Directions for this task: Set the lines down again exactly, first line through the line that contains "477.10, 477.10, 489.10, 483.63, 476.26, 481.52, 499.42, 476.26]", with no pictures.

* start *

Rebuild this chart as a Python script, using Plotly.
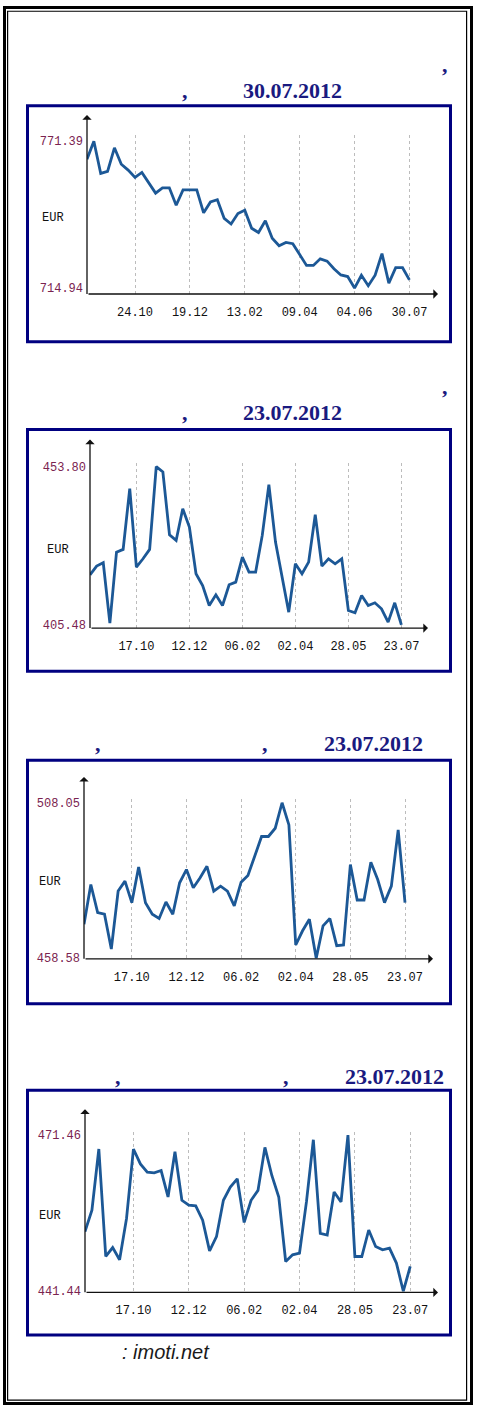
import plotly.graph_objects as go
import pandas as pd

# ---------------- data ----------------
start_1 = "2011-09-05"
start_2 = "2011-08-29"
start_3 = "2011-08-29"
start_4 = "2011-08-29"

values_1 = [764.44, 771.39, 759.01, 759.77, 768.86, 762.55, 760.28, 757.50, 759.39, 755.60,
            751.44, 753.46, 753.46, 746.76, 752.70, 752.70, 752.70, 743.86, 748.03, 748.91,
            741.71, 739.56, 743.61, 744.87, 737.92, 736.28, 740.83, 734.13, 731.23, 732.49,
            731.99, 727.82, 723.65, 723.65, 726.18, 725.29, 722.39, 719.99, 719.36, 714.94,
            719.86, 715.82, 719.86, 728.20, 716.83, 722.77, 722.77, 718.09]

values_2 = [420.77, 423.42, 424.44, 406.00, 427.70, 428.52, 447.07, 423.12, 425.66, 428.52,
            453.80, 452.17, 433.00, 431.27, 440.96, 435.35, 421.08, 417.51, 411.39, 414.66,
            411.39, 417.71, 418.53, 426.17, 421.59, 421.59, 432.80, 448.30, 430.76, 420.57,
            409.35, 424.14, 421.08, 424.65, 439.12, 423.42, 425.66, 424.14, 425.66, 409.86,
            409.15, 414.45, 411.39, 412.21, 410.37, 406.30, 412.21, 405.48]

values_3 = [469.42, 482.05, 473.10, 472.58, 461.52, 479.95, 483.10, 476.26, 487.63, 476.26,
            472.58, 471.21, 476.47, 472.58, 482.58, 486.79, 481.00, 484.16, 487.84, 479.95,
            481.52, 479.95, 475.21, 482.79, 484.89, 491.00, 497.31, 497.31, 499.94, 508.05,
            501.00, 462.79, 467.31, 471.00, 458.58, 468.89, 471.21, 462.58, 462.79, 488.37,
            477.10, 477.10, 489.10, 483.63, 476.26, 481.52, 499.42, 476.26]

values_4 = [452.89, 457.02, 468.79, 448.12, 449.84, 447.48, 455.43, 468.79, 465.93, 464.34,
            464.21, 464.65, 459.57, 468.28, 458.93, 457.98, 457.85, 455.11, 449.20, 451.93,
            458.93, 461.47, 463.06, 454.67, 458.93, 460.84, 469.11, 463.70, 459.57, 447.16,
            448.44, 448.75, 458.61, 470.57, 452.57, 452.25, 460.52, 458.61, 471.46, 448.12,
            448.12, 453.21, 450.03, 449.39, 449.71, 446.85, 441.44, 446.21]

tick_dates_1 = ["2011-10-24", "2011-12-19", "2012-02-13", "2012-04-09", "2012-06-04", "2012-07-30"]
tick_labels_1 = ["24.10", "19.12", "13.02", "09.04", "04.06", "30.07"]
tick_dates_2 = ["2011-10-17", "2011-12-12", "2012-02-06", "2012-04-02", "2012-05-28", "2012-07-23"]
tick_labels_2 = ["17.10", "12.12", "06.02", "02.04", "28.05", "23.07"]

title_dates = ["30.07.2012", "23.07.2012", "23.07.2012", "23.07.2012"]
unit_label = "EUR"
source_text = ": imoti.net"

# ---------------- layout (pixels) ----------------
W, H = 477, 1416


def fx(px):
    return px / W


def fy(py):
    return 1 - py / H


panels = [
    dict(start=start_1, vals=values_1, tv=tick_dates_1, tt=tick_labels_1,
         ax=87, arrow_x=438, axis_y=293.3, top=133, arrow_top=113, pymax=139.3, pymin=287.3,
         wk=6.86, box=(103.5, 341.5), eur=(52.5, 217), date_xy=(292, 88),
         commas=[(445, 62), (185, 88)]),
    dict(start=start_2, vals=values_2, tv=tick_dates_2, tt=tick_labels_2,
         ax=90, arrow_x=428, axis_y=630, top=464, arrow_top=440, pymax=467.3, pymin=626.7,
         wk=6.625, box=(429.8, 673.5), eur=(57.5, 551), date_xy=(292, 413),
         commas=[(445, 387), (185, 413)]),
    dict(start=start_3, vals=values_3, tv=tick_dates_2, tt=tick_labels_2,
         ax=84, arrow_x=433, axis_y=963.3, top=802, arrow_top=780, pymax=806, pymin=962.7,
         wk=6.83, box=(763.2, 1008.5), eur=(50, 886), date_xy=(373.5, 746),
         commas=[(98, 746), (265, 746)]),
    dict(start=start_4, vals=values_4, tv=tick_dates_2, tt=tick_labels_2,
         ax=85, arrow_x=438, axis_y=1299.5, top=1138, arrow_top=1115, pymax=1141, pymin=1298.3,
         wk=6.92, box=(1095.8, 1342.5), eur=(50, 1222), date_xy=(394, 1082),
         commas=[(118, 1082), (286, 1082)]),
]

LINE_COLOR = "#1c5896"
BOX_COLOR = "#000080"
TITLE_COLOR = "#1a1a80"
YLAB_COLOR = "#7a2350"
MONO = "Liberation Mono, DejaVu Sans Mono, monospace"
SERIF = "Liberation Serif, Times New Roman, serif"

fig = go.Figure()
shapes = []
annotations = []
layout_axes = {}

for k, p in enumerate(panels, start=1):
    dates = pd.date_range(p["start"], periods=len(p["vals"]), freq="7D")
    xa = "x" if k == 1 else f"x{k}"
    ya = "y" if k == 1 else f"y{k}"
    fig.add_trace(go.Scatter(x=dates, y=p["vals"], mode="lines", xaxis=xa, yaxis=ya,
                             line=dict(color=LINE_COLOR, width=2.8), showlegend=False,
                             hoverinfo="skip"))
    vmin, vmax = min(p["vals"]), max(p["vals"])
    scale = (vmax - vmin) / (p["pymin"] - p["pymax"])
    ylo = vmin - (p["axis_y"] - p["pymin"]) * scale
    yhi = vmax + (p["pymax"] - p["top"]) * scale
    x0 = pd.Timestamp(p["start"])
    x1 = x0 + pd.Timedelta(days=7 * (p["arrow_x"] - p["ax"]) / p["wk"])
    xkey = "xaxis" if k == 1 else f"xaxis{k}"
    ykey = "yaxis" if k == 1 else f"yaxis{k}"
    layout_axes[xkey] = dict(
        domain=[fx(p["ax"]), fx(p["arrow_x"])], anchor=ya, type="date",
        range=[x0.strftime("%Y-%m-%d %H:%M:%S"), x1.strftime("%Y-%m-%d %H:%M:%S")],
        tickvals=p["tv"], ticktext=p["tt"], showgrid=True, gridcolor="#bcbcbc",
        griddash="dot", gridwidth=1, showline=False, zeroline=False, ticks="",
        ticklabelstandoff=9,
        tickfont=dict(family=MONO, size=12, color="#111111"), fixedrange=True)
    layout_axes[ykey] = dict(
        domain=[fy(p["axis_y"]), fy(p["top"])], anchor=xa, range=[ylo, yhi],
        tickvals=[vmin, vmax], ticktext=[f"{vmin:.2f}", f"{vmax:.2f}"],
        showgrid=False, zeroline=False, showline=False, ticks="",
        ticklabelstandoff=3,
        tickfont=dict(family=MONO, size=12, color=YLAB_COLOR), fixedrange=True)

    # panel box
    b0, b1 = p["box"]
    shapes.append(dict(type="rect", xref="paper", yref="paper",
                       x0=fx(27.5), x1=fx(450.5), y0=fy(b1), y1=fy(b0),
                       line=dict(color=BOX_COLOR, width=3), fillcolor="rgba(0,0,0,0)"))
    # axes with arrows
    annotations.append(dict(xref="paper", yref="paper", x=fx(p["ax"]), y=fy(p["arrow_top"]),
                            ax=0, ay=p["axis_y"] - p["arrow_top"], axref="pixel", ayref="pixel",
                            text="", showarrow=True, arrowhead=1, arrowsize=1.2,
                            arrowwidth=1.3, arrowcolor="#111111"))
    annotations.append(dict(xref="paper", yref="paper", x=fx(p["arrow_x"]), y=fy(p["axis_y"]),
                            ax=-(p["arrow_x"] - p["ax"]), ay=0, axref="pixel", ayref="pixel",
                            text="", showarrow=True, arrowhead=1, arrowsize=1.2,
                            arrowwidth=1.3, arrowcolor="#111111"))
    # EUR label
    annotations.append(dict(xref="paper", yref="paper", x=fx(p["eur"][0]), y=fy(p["eur"][1]),
                            text=unit_label, showarrow=False, xanchor="center", yanchor="middle",
                            font=dict(family=MONO, size=12, color="#111111")))
    # titles
    annotations.append(dict(xref="paper", yref="paper", x=fx(p["date_xy"][0]), y=fy(p["date_xy"][1]),
                            text=f"<b>{title_dates[k - 1]}</b>", showarrow=False,
                            xanchor="center", yanchor="middle",
                            font=dict(family=SERIF, size=22, color=TITLE_COLOR)))
    for cx, cy in p["commas"]:
        annotations.append(dict(xref="paper", yref="paper", x=fx(cx), y=fy(cy),
                                text="<b>,</b>", showarrow=False, xanchor="center",
                                yanchor="middle",
                                font=dict(family=SERIF, size=22, color=TITLE_COLOR)))

# source
annotations.append(dict(xref="paper", yref="paper", x=fx(120), y=fy(1360), text=f"<i>{source_text}</i>",
                        showarrow=False, xanchor="left", yanchor="middle",
                        font=dict(family="Liberation Sans, Arial, sans-serif", size=20,
                                  color="#1a1a1a")))

# outer double border
shapes.append(dict(type="rect", xref="paper", yref="paper", x0=fx(4.5), x1=fx(471.5),
                   y0=fy(1411.5), y1=fy(4.5), line=dict(color="#000000", width=3),
                   fillcolor="rgba(0,0,0,0)"))
shapes.append(dict(type="rect", xref="paper", yref="paper", x0=fx(7.6), x1=fx(466.6),
                   y0=fy(1408), y1=fy(8.3), line=dict(color="#000000", width=1.2),
                   fillcolor="rgba(0,0,0,0)"))

fig.update_layout(width=W, height=H, margin=dict(l=0, r=0, t=0, b=0),
                  paper_bgcolor="white", plot_bgcolor="white",
                  shapes=shapes, annotations=annotations, showlegend=False, **layout_axes)

fig.write_html("out.html", config={"displayModeBar": False},
               post_script="document.body.style.margin='0';document.body.style.overflow='hidden';")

* end *

Response below:
Rebuild this chart as a Python script, using Plotly.
import plotly.graph_objects as go
import pandas as pd

# ---------------- data ----------------
start_1 = "2011-09-05"
start_2 = "2011-08-29"
start_3 = "2011-08-29"
start_4 = "2011-08-29"

values_1 = [764.44, 771.39, 759.01, 759.77, 768.86, 762.55, 760.28, 757.50, 759.39, 755.60,
            751.44, 753.46, 753.46, 746.76, 752.70, 752.70, 752.70, 743.86, 748.03, 748.91,
            741.71, 739.56, 743.61, 744.87, 737.92, 736.28, 740.83, 734.13, 731.23, 732.49,
            731.99, 727.82, 723.65, 723.65, 726.18, 725.29, 722.39, 719.99, 719.36, 714.94,
            719.86, 715.82, 719.86, 728.20, 716.83, 722.77, 722.77, 718.09]

values_2 = [420.77, 423.42, 424.44, 406.00, 427.70, 428.52, 447.07, 423.12, 425.66, 428.52,
            453.80, 452.17, 433.00, 431.27, 440.96, 435.35, 421.08, 417.51, 411.39, 414.66,
            411.39, 417.71, 418.53, 426.17, 421.59, 421.59, 432.80, 448.30, 430.76, 420.57,
            409.35, 424.14, 421.08, 424.65, 439.12, 423.42, 425.66, 424.14, 425.66, 409.86,
            409.15, 414.45, 411.39, 412.21, 410.37, 406.30, 412.21, 405.48]

values_3 = [469.42, 482.05, 473.10, 472.58, 461.52, 479.95, 483.10, 476.26, 487.63, 476.26,
            472.58, 471.21, 476.47, 472.58, 482.58, 486.79, 481.00, 484.16, 487.84, 479.95,
            481.52, 479.95, 475.21, 482.79, 484.89, 491.00, 497.31, 497.31, 499.94, 508.05,
            501.00, 462.79, 467.31, 471.00, 458.58, 468.89, 471.21, 462.58, 462.79, 488.37,
            477.10, 477.10, 489.10, 483.63, 476.26, 481.52, 499.42, 476.26]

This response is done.